Appeals Court Addresses Anticipated Nuisance Claim in Frac Sand Case
The Wisconsin Court of Appeals recently upheld the dismissal of a complaint brought by Town of Hixton landowners seeking a permanent injunction to stop AllEnergy from creating a frac sand mine in the Town of Hixton. The circuit court had dismissed the claim earlier, and the landowners appealed. The issue that we, and others in the frac sand community, have been tracking with this case is the anticipated nuisance claim theory. The court of appeals confirmed that an anticipated private nuisance claim is a recognized cause of action under Wisconsin law, but found the plaintiffs’ complaint failed to state such a claim. The court found that the complaint did not explain “how or why AllEnergy’s proposed mine is certain to create one or more of the nuisance conditions.”
In this case, AllEnergy argued that Wisconsin law does not recognize anticipated private nuisance claims. The court of appeals held that Wisconsin does recognize an anticipated private nuisance claim as a subset of a general private nuisance claim. The court focused on two early 20th century cases as authority for the existence of this cause of action: Rogers v. John Week Lumber Co. (1903) and especially Wergin v. Voss (1923). The court quoted, with approval, the description of the cause of action from Wergin:
“The instant case presents an application to a court of equity to restrain a threatened or prospective nuisance. While a court of equity may enjoin a threatened or anticipated nuisance, public or private, it should do so only where it clearly appears that a nuisance will necessarily result from the contemplated act or thing which it is [s]ought to enjoin.” (Emphasis added).
The court explained that “the mere possibility of a future nuisance and future resulting harm will not suffice to justify a court’s intervention.” Situations where the injuries from the action or thing at issue are too remote or speculative cannot support a cause of action in nuisance.

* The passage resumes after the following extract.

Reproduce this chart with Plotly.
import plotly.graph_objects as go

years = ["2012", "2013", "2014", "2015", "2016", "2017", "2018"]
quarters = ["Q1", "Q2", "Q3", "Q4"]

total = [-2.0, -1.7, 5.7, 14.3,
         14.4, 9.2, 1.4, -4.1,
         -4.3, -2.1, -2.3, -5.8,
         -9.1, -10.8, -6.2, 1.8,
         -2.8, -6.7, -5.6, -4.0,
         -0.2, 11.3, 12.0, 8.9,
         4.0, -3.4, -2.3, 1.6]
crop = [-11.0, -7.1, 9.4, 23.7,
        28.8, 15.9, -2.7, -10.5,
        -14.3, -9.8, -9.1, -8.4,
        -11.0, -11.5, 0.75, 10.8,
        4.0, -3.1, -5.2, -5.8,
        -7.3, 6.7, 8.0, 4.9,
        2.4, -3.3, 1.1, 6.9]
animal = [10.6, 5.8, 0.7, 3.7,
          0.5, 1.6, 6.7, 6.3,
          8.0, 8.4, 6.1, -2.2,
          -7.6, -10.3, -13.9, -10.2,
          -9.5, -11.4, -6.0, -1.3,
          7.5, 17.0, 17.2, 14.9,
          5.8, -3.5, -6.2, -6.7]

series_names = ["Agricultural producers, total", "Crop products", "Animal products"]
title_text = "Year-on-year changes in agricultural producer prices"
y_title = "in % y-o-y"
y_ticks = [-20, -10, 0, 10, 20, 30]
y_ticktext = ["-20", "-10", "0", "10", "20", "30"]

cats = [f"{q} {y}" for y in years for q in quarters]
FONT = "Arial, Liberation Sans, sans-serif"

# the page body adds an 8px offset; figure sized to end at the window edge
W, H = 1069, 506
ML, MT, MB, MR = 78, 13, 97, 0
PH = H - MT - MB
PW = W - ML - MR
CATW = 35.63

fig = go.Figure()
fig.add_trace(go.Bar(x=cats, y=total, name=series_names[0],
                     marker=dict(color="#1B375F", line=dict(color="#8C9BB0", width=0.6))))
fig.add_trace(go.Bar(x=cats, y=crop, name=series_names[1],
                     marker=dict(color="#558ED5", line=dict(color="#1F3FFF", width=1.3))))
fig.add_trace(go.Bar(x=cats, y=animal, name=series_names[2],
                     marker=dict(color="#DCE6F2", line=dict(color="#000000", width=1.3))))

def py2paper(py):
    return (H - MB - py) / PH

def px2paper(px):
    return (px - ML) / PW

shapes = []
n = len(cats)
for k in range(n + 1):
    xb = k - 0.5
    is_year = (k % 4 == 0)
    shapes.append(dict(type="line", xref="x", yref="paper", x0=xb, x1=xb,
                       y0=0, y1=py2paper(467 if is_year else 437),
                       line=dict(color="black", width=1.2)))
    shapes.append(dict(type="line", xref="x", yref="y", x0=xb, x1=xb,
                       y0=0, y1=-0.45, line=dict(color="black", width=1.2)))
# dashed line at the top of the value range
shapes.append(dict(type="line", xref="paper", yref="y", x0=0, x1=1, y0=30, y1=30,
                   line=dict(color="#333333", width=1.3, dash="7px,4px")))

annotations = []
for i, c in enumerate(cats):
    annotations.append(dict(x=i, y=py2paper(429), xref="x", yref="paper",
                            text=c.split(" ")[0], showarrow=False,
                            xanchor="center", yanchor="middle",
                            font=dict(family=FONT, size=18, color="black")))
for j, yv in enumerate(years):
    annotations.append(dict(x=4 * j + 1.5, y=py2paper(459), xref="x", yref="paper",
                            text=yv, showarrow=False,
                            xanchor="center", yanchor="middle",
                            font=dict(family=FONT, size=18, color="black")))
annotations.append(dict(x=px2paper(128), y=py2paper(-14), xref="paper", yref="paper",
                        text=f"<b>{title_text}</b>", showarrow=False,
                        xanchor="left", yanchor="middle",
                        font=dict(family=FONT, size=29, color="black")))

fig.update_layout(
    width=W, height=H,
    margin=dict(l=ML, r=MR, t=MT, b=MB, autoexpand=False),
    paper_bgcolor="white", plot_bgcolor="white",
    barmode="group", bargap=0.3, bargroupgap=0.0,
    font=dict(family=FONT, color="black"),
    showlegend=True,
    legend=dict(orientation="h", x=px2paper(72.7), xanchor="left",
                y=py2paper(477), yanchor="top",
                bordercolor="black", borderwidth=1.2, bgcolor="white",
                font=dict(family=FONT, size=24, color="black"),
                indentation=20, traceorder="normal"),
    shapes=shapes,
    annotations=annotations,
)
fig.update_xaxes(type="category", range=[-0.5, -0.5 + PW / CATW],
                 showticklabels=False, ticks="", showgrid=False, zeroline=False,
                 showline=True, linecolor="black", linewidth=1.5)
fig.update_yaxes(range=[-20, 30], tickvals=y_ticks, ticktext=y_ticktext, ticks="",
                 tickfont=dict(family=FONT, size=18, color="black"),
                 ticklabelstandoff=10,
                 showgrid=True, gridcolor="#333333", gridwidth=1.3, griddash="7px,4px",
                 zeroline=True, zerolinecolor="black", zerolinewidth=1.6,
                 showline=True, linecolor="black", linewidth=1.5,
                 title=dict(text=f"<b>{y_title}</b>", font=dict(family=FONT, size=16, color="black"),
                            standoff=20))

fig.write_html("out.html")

The court went on to discuss generally the factual allegations that are required to support a claim for anticipated private nuisance. Here the court emphasized that to properly allege this type of claim it must be alleged that the defendant’s proposed conduct will “necessarily” or “certainly” create a nuisance, and that the resulting nuisance will cause the claimant harm that is “inevitable and undoubted.” The court found in the AllEnergy case that the plaintiffs’ allegations were too general and vague, and noted that they didn’t provide specific details about the proposed project and its relationship to the lands of the plaintiffs. In the court’s view, the plaintiffs did not plead inevitable and undoubted specific harm to their specific properties, due to the specific AllEnergy mine.

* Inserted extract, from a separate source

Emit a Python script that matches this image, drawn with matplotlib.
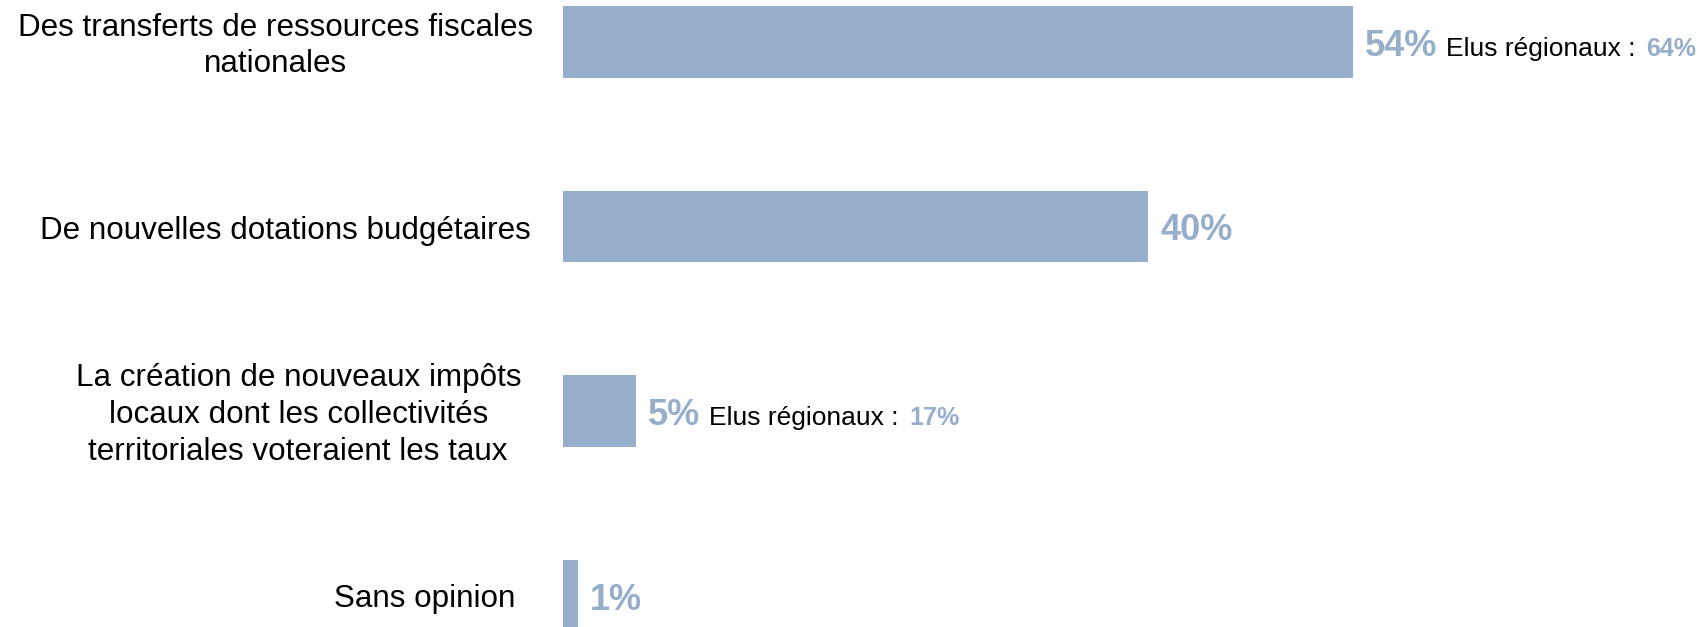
import matplotlib.pyplot as plt

plt.rcParams['font.family'] = ['Liberation Sans', 'DejaVu Sans']

categories = [
    'Des transferts de ressources fiscales\nnationales',
    'De nouvelles dotations budgétaires',
    'La création de nouveaux impôts\nlocaux dont les collectivités\nterritoriales voteraient les taux',
    'Sans opinion',
]
values = [54, 40, 5, 1]
# score among regional elected officials (only shown for some rows)
elus_regionaux = [64, None, 17, None]

bar_color = '#96aeca'

fig = plt.figure(figsize=(17.03, 6.27), dpi=100)
ax = fig.add_axes([563 / 1703, 0, 1140 / 1703, 1])
px_per_pct = 14.63
ax.set_xlim(0, 1140 / px_per_pct)
ax.set_ylim(3 + 31.5 / 184.5, -42 / 184.5)
ax.axis('off')

y = list(range(len(categories)))
ax.barh(y, values, height=0.385, color=bar_color)

# right edge of the category labels, in pixels left of the bars
label_pad = [30, 32, 42, 48]

for i, (cat, v, er) in enumerate(zip(categories, values, elus_regionaux)):
    ax.annotate(cat, xy=(0, i), xytext=(-label_pad[i], -4), textcoords='offset pixels',
                ha='right', va='center', multialignment='center',
                fontsize=22.6, linespacing=1.3, color='black')
    t = ax.annotate(f'{v}%', xy=(v, i), xytext=(12, -14), textcoords='offset pixels',
                    ha='left', va='baseline', fontsize=26, fontweight='bold',
                    color=bar_color)
    if er is not None:
        t2 = ax.annotate('Elus régionaux :', xy=(1, i), xycoords=(t, 'data'),
                         xytext=(9, -14), textcoords='offset pixels',
                         ha='left', va='baseline', fontsize=19, color='black')
        ax.annotate(f'{er}%', xy=(1, i), xycoords=(t2, 'data'),
                    xytext=(10, -14), textcoords='offset pixels',
                    ha='left', va='baseline', fontsize=18, fontweight='bold',
                    color=bar_color)

fig.savefig('out.png', dpi=100)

The court of appeals in the AllEnergy case does affirm the existence of the anticipated private nuisance claim under Wisconsin law. However, project developers can take some comfort in the relatively high bar that is necessary to establish such a claim. Why is the bar so high? It is very difficult to establish that a project creates a nuisance before it is ever constructed and operating, because the analysis is necessarily speculative in most cases. In addition, permitting and other land use regulations for frac sand projects are substantial, with many protections for neighboring property owners and the environment.